**RECORDED INFORMATION:**
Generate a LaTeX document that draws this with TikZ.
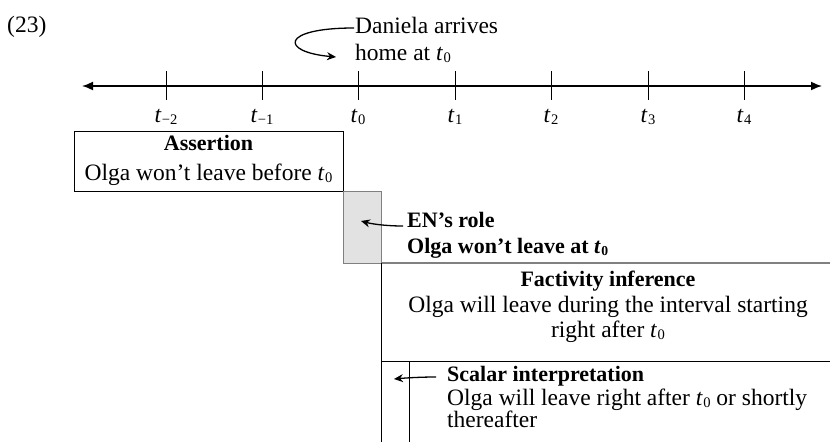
\documentclass[tikz,border=0pt]{standalone}
\usepackage{fontspec}
\setmainfont{Liberation Serif}
\usetikzlibrary{arrows.meta}
\definecolor{rolefill}{HTML}{E2E2E2}
\definecolor{roleedge}{HTML}{808080}
% italic time variable with a small upright subscript
\newcommand\tvar[1]{\textit{t}\kern0.02em\raisebox{-0.1em}{\scalebox{0.62}{#1}}}
\begin{document}
\begin{tikzpicture}[x=1pt,y=-1pt,
  txt/.style={inner sep=0pt,font=\fontsize{23.5}{27}\selectfont},
  hdr/.style={txt,font=\fontsize{22}{26}\selectfont\bfseries},
  tick/.style={line width=0.9pt},
  frame/.style={line width=0.9pt},
  pointer/.style={line width=1.3pt,-{Stealth[length=9pt,width=8pt]}}]
\useasboundingbox (0,0) rectangle (830,442);

% example number
\node[txt,anchor=base west] (num) at (7,32) {(23)};

% time axis
\coordinate (axL) at (82,86);
\coordinate (axR) at (822,86);
\draw[line width=1.6pt,{Latex[length=11pt,width=9pt]}-{Latex[length=11pt,width=9pt]}] (axL) -- (axR);
\foreach \x/\lab/\nm in {166/{−2}/m2,262/{−1}/m1,358/0/z,455/1/p1,551/2/p2,648/3/p3,744/4/p4}{
  \draw[tick] (\x,71) -- (\x,100);
  \node[txt,anchor=base] (t\nm) at (\x,122) {\tvar{\lab}};
}

% event annotation
\node[txt,anchor=base west] (dan1) at (355,33) {Daniela arrives};
\node[txt,anchor=base west] (dan2) at (355,60) {home at \tvar{0}};
\coordinate (danS) at (354,28);
\coordinate (danE) at (336,57);
\draw[pointer] (danS) .. controls (280,28) and (280,52) .. (danE);

% assertion box
\draw[frame] (74,131) rectangle (343,191);
\node[hdr,anchor=base] (as1) at (208.5,150.7) {Assertion};
\node[txt,anchor=base] (as2) at (208.5,180) {Olga won’t leave before \tvar{0}};

% contribution of EN
\draw[line width=1pt,draw=roleedge,fill=rolefill] (343,191) rectangle (381,263);
\draw[line width=1.1pt,draw=roleedge] (381,263) -- (830,263);
\node[hdr,anchor=base west] (en1) at (407,227) {EN’s role};
\node[hdr,anchor=base west] (en2) at (407,253) {Olga won’t leave at \tvar{0}};
\coordinate (enS) at (403,226);
\coordinate (enE) at (361,221);
\draw[pointer] (enS) .. controls (386,226) and (372,224) .. (enE);

% factivity inference
\draw[frame] (381,263) -- (381,442);
\draw[frame] (381,361) -- (830,361);
\node[hdr,anchor=base] (fa1) at (608,286) {Factivity inference};
\node[txt,anchor=base] (fa2) at (608,312) {Olga will leave during the interval starting};
\node[txt,anchor=base] (fa3) at (608,337) {right after \tvar{0}};

% scalar interpretation
\draw[frame] (409,361) -- (409,442);
\node[hdr,anchor=base west] (sc1) at (447,381) {Scalar interpretation};
\node[txt,anchor=base west] (sc2) at (447,405) {Olga will leave right after \tvar{0} or shortly};
\node[txt,anchor=base west] (sc3) at (447,427) {thereafter};
\coordinate (scS) at (436,377);
\coordinate (scE) at (394,379);
\draw[pointer] (scS) .. controls (420,377) and (405,378) .. (scE);
\end{tikzpicture}
\end{document}
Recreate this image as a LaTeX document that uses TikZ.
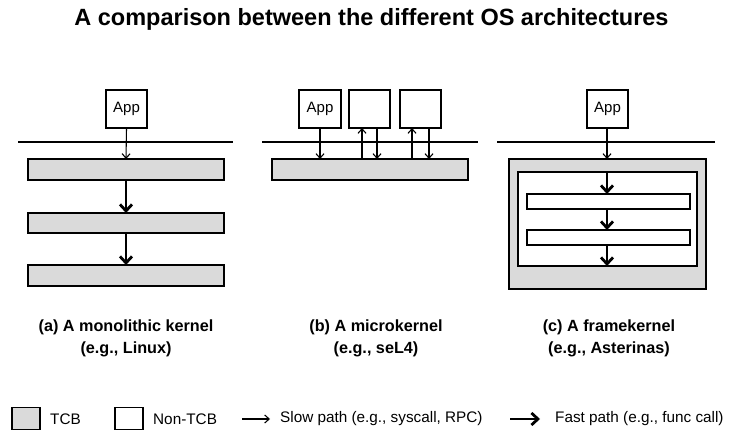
\documentclass[tikz,border=0pt]{standalone}
\usepackage{fontspec}
\setmainfont{Liberation Sans}
\usetikzlibrary{arrows.meta}
\definecolor{tcbgray}{RGB}{218,218,218}
\tikzset{
  box/.style={draw=black, line width=1.8pt, inner sep=0pt, outer sep=0pt},
  tcb/.style={box, fill=tcbgray},
  nontcb/.style={box, fill=white},
  apptxt/.style={font=\fontsize{15}{17}\selectfont},
  sep/.style={line width=1.5pt},
  slow/.style={line width=1.1pt, -{Straight Barb[length=4.5pt,width=8pt]}},
  fast/.style={line width=2.8pt, -{Straight Barb[length=6.5pt,width=12pt]}},
  caption/.style={font=\bfseries\fontsize{16.2}{22}\selectfont, align=center},
  legtxt/.style={font=\fontsize{15.3}{18}\selectfont, anchor=west, inner sep=0pt},
}
\begin{document}
\begin{tikzpicture}[x=1pt,y=-1pt]
\useasboundingbox (0,0) rectangle (743,443);
\fill[white] (0,0) rectangle (743,443);

% Title
\node[font=\bfseries\fontsize{23.5}{28}\selectfont] (title) at (371.5,19.5) {A comparison between the different OS architectures};

% ---------- (a) monolithic ----------
\node[nontcb, minimum width=41pt, minimum height=38pt, apptxt] (appa) at (126.5,109) {App};
\coordinate (sepaL) at (18,142);
\coordinate (sepaR) at (233,142);
\draw[sep] (sepaL) -- (sepaR);
\node[tcb, minimum width=196pt, minimum height=21pt] (a1) at (126,169.5) {};
\node[tcb, minimum width=196pt, minimum height=20pt] (a2) at (126,223) {};
\node[tcb, minimum width=196pt, minimum height=21pt] (a3) at (126,275.5) {};
\draw[slow] (appa.south) -- (a1.north);
\draw[fast] (a1.south) -- (a2.north);
\draw[fast] (a2.south) -- (a3.north);
\node[caption] (capa) at (126,338.5) {(a) A monolithic kernel\\(e.g., Linux)};

% ---------- (b) microkernel ----------
\node[nontcb, minimum width=42pt, minimum height=38pt, apptxt] (appb) at (320,109) {App};
\node[nontcb, minimum width=41pt, minimum height=38pt] (srv1) at (369.5,109) {};
\node[nontcb, minimum width=41pt, minimum height=38pt] (srv2) at (420.5,109) {};
\coordinate (sepbL) at (262,142);
\coordinate (sepbR) at (478,142);
\draw[sep] (sepbL) -- (sepbR);
\node[tcb, minimum width=196pt, minimum height=21pt] (b1) at (370,169.5) {};
\coordinate (u1) at (362,0);
\coordinate (d1) at (377,0);
\coordinate (u2) at (412,0);
\coordinate (d2) at (429,0);
\draw[slow] (appb.south) -- (appb.south |- b1.north);
\draw[slow] (b1.north -| u1) -- (srv1.south -| u1);
\draw[slow] (srv1.south -| d1) -- (b1.north -| d1);
\draw[slow] (b1.north -| u2) -- (srv2.south -| u2);
\draw[slow] (srv2.south -| d2) -- (b1.north -| d2);
\node[caption] (capb) at (376,338.5) {(b) A microkernel\\(e.g., seL4)};

% ---------- (c) framekernel ----------
\node[nontcb, minimum width=41pt, minimum height=38pt, apptxt] (appc) at (607.5,109) {App};
\coordinate (sepcL) at (497,142);
\coordinate (sepcR) at (715,142);
\draw[sep] (sepcL) -- (sepcR);
\node[tcb, minimum width=197pt, minimum height=130pt] (outer) at (607.5,224) {};
\node[nontcb, minimum width=179pt, minimum height=94pt] (inner) at (607.5,219) {};
\node[nontcb, minimum width=163pt, minimum height=15pt] (c1) at (608.5,201.5) {};
\node[nontcb, minimum width=163pt, minimum height=15pt] (c2) at (608.5,237.5) {};
\coordinate (fx) at (607,0);
\draw[slow] (appc.south -| fx) -- (outer.north -| fx);
\draw[fast] (inner.north -| fx) -- (c1.north -| fx);
\draw[fast] (c1.south -| fx) -- (c2.north -| fx);
\draw[fast] (c2.south -| fx) -- (inner.south -| fx);
\node[caption] (capc) at (609,338.5) {(c) A framekernel\\(e.g., Asterinas)};

% ---------- legend ----------
\node[tcb, minimum width=28pt, minimum height=22pt] (legtcb) at (26,418.5) {};
\node[legtxt] (legtcbt) at (50,419) {TCB};
\node[nontcb, minimum width=28pt, minimum height=22pt] (legnon) at (129,418.5) {};
\node[legtxt] (legnont) at (153,419) {Non-TCB};
\coordinate (slowA) at (242,419);
\coordinate (slowB) at (270,419);
\draw[slow] (slowA) -- (slowB);
\node[legtxt] (legslow) at (280,419) {Slow path (e.g., syscall, RPC)};
\coordinate (fastA) at (510,419);
\coordinate (fastB) at (540,419);
\draw[fast] (fastA) -- (fastB);
\node[legtxt] (legfast) at (555,419) {Fast path (e.g., func call)};
\end{tikzpicture}
\end{document}
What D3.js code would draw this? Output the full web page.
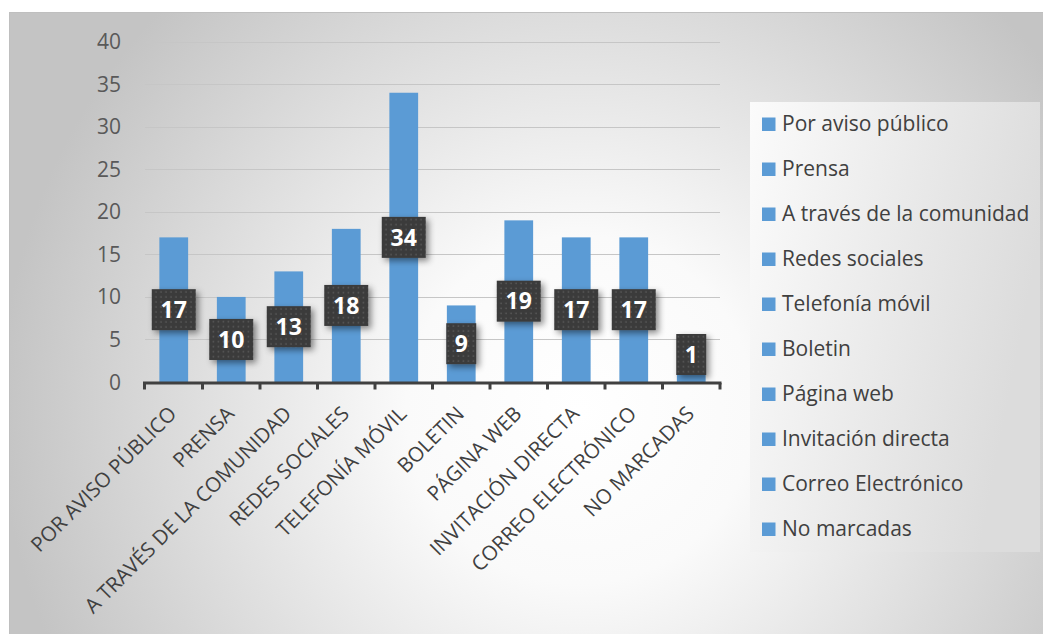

**WHAT THIS TASK INVOLVES:** Leave out the pictures and restate, word for word, the lines from the top of the data through the line containing "(as2) at (208.5,180)", both included.

**THE RESULT:**
Generate a LaTeX document that draws this with TikZ.
\documentclass[tikz,border=0pt]{standalone}
\usepackage{fontspec}
\setmainfont{Liberation Serif}
\usetikzlibrary{arrows.meta}
\definecolor{rolefill}{HTML}{E2E2E2}
\definecolor{roleedge}{HTML}{808080}
% italic time variable with a small upright subscript
\newcommand\tvar[1]{\textit{t}\kern0.02em\raisebox{-0.1em}{\scalebox{0.62}{#1}}}
\begin{document}
\begin{tikzpicture}[x=1pt,y=-1pt,
  txt/.style={inner sep=0pt,font=\fontsize{23.5}{27}\selectfont},
  hdr/.style={txt,font=\fontsize{22}{26}\selectfont\bfseries},
  tick/.style={line width=0.9pt},
  frame/.style={line width=0.9pt},
  pointer/.style={line width=1.3pt,-{Stealth[length=9pt,width=8pt]}}]
\useasboundingbox (0,0) rectangle (830,442);

% example number
\node[txt,anchor=base west] (num) at (7,32) {(23)};

% time axis
\coordinate (axL) at (82,86);
\coordinate (axR) at (822,86);
\draw[line width=1.6pt,{Latex[length=11pt,width=9pt]}-{Latex[length=11pt,width=9pt]}] (axL) -- (axR);
\foreach \x/\lab/\nm in {166/{−2}/m2,262/{−1}/m1,358/0/z,455/1/p1,551/2/p2,648/3/p3,744/4/p4}{
  \draw[tick] (\x,71) -- (\x,100);
  \node[txt,anchor=base] (t\nm) at (\x,122) {\tvar{\lab}};
}

% event annotation
\node[txt,anchor=base west] (dan1) at (355,33) {Daniela arrives};
\node[txt,anchor=base west] (dan2) at (355,60) {home at \tvar{0}};
\coordinate (danS) at (354,28);
\coordinate (danE) at (336,57);
\draw[pointer] (danS) .. controls (280,28) and (280,52) .. (danE);

% assertion box
\draw[frame] (74,131) rectangle (343,191);
\node[hdr,anchor=base] (as1) at (208.5,150.7) {Assertion};
\node[txt,anchor=base] (as2) at (208.5,180) {Olga won’t leave before \tvar{0}};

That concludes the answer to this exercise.